Simpson’s diversity index#

Simpson’s diversity index is one of the most used indices capturing diversity. However, we need to be careful using it for continuous values, as it depends on the binning of these values to categories. The effect of different binning could be significant. momepy uses Head/tail Breaks as a large number of morphometric characters follows power-law distribution (for which Head/tail Breaks are designed). However, you can use any binning provided by mapclassify (including user-defined).
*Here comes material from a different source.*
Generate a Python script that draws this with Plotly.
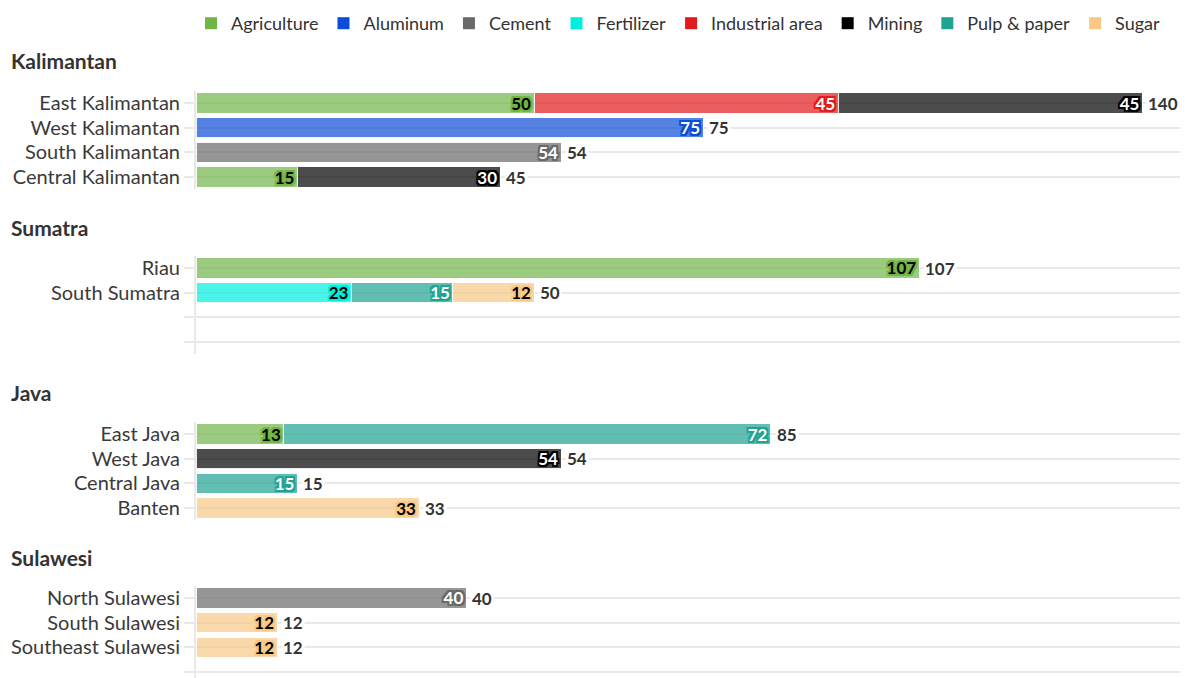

The default Head/tail Breaks:

[12]:
tessellation["area_simpson"] = momepy.simpson(tessellation.area, contiguity_k3)
[13]:
ax = tessellation.plot(column="area_simpson", legend=True, figsize=(8, 8))
buildings.plot(ax=ax, color="white", alpha=0.4)
ax.set_axis_off()
../../_images/user_guide_weights_diversity_20_0.png

And binning based on quantiles (into 7 bins of equal size):

[14]:
tessellation["area_simpson_q7"] = momepy.simpson(
    tessellation.area,
    contiguity_k3,
    binning="quantiles",
    k=7,
)
[15]:
ax = tessellation.plot(column="area_simpson_q7", legend=True, figsize=(8, 8))
buildings.plot(ax=ax, color="white", alpha=0.4)
ax.set_axis_off()
../../_images/user_guide_weights_diversity_23_0.png

Always consider whether your binning is the optimal one.